Palestinians who are seeking East Jerusalem as their future capital are furious about what they call Trump's attempts at "blackmail."
Nabil Abu Rudeineh, a spokesman for Palestinian President Mahmoud Abbas, told Reuters his government is not opposed to re-entering peace talks, as long as they are on the basis of creating a Palestinian state along the border that existed before Israel captured land in the 1967 war.
"It used to be the State Department spokesman would have carefully crafted statements, but now people are saying, 'What should I believe? Should I believe those officials or should I believe what the president says from his gut?' " said David Makovsky of the Washington Institute for Near East Policy. Makovsky, who has tracked Israeli-Palestinian peace efforts for years as a journalist and former State Department official, says the issue of Jerusalem is so emotional that the White House is going to have to clarify this.
"Both of these ideas cannot be true at the same time," he said of the December remarks that Jerusalem's boundaries are up for negotiation and this month's tweet that Jerusalem is off the table. "What's then to negotiate if you just took Jerusalem off the table?"
A U.S. official tried to play this down, arguing that the president has only taken off the table that Jerusalem is Israel's capital — not Palestinian claims to the eastern part of the city.
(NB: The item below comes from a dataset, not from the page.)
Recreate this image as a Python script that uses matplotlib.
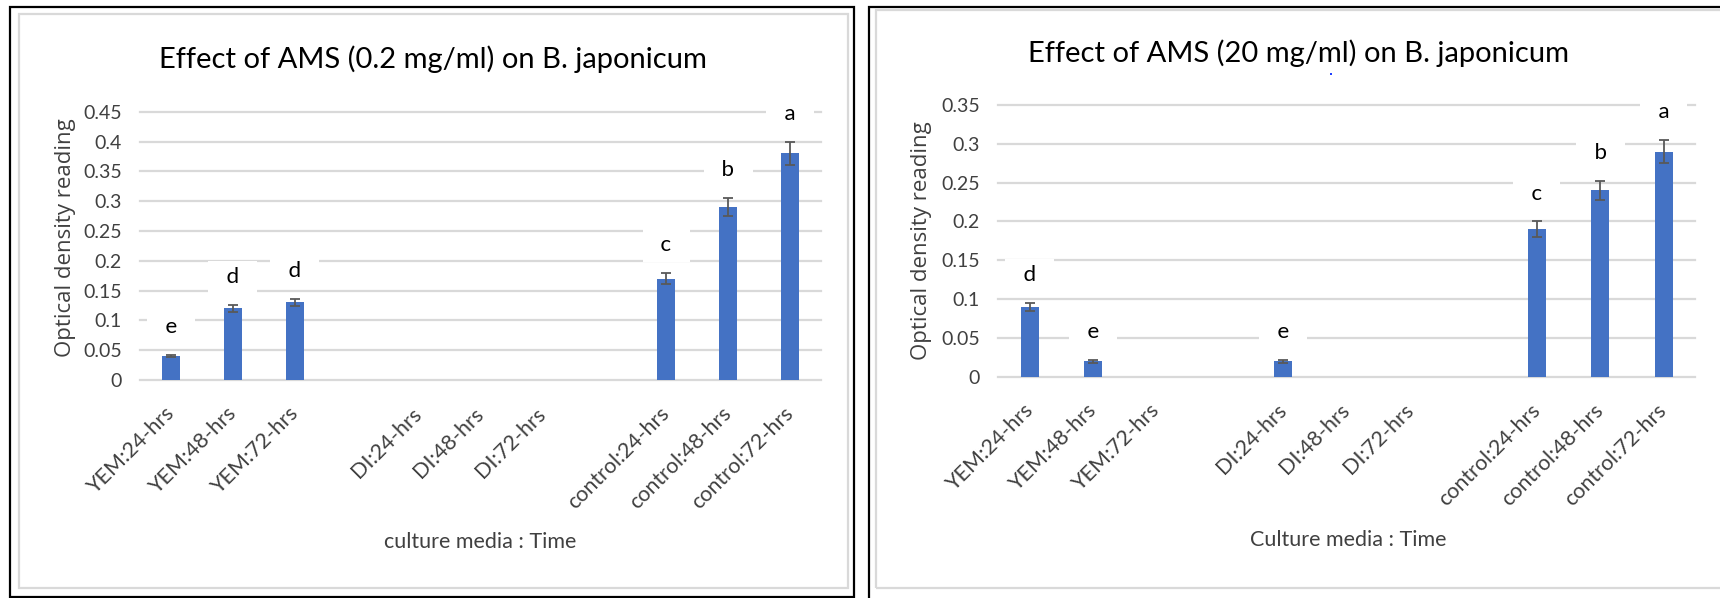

Separately, White House press secretary Sarah Huckabee Sanders said the administration is still committed to an Israeli-Palestinian peace process.
But Tamara Cofman Wittes of the Brookings Institution says the "carefully drafted staff verbiage cannot hold up against the assault of the president's impulsive announcements."
Leaders around the world have gotten used to this "bluster," Wittes says, but they should not discount it.
"Even when mitigated or tempered by post facto staff work," she says, "these pronouncements tend to hold up in one form or another."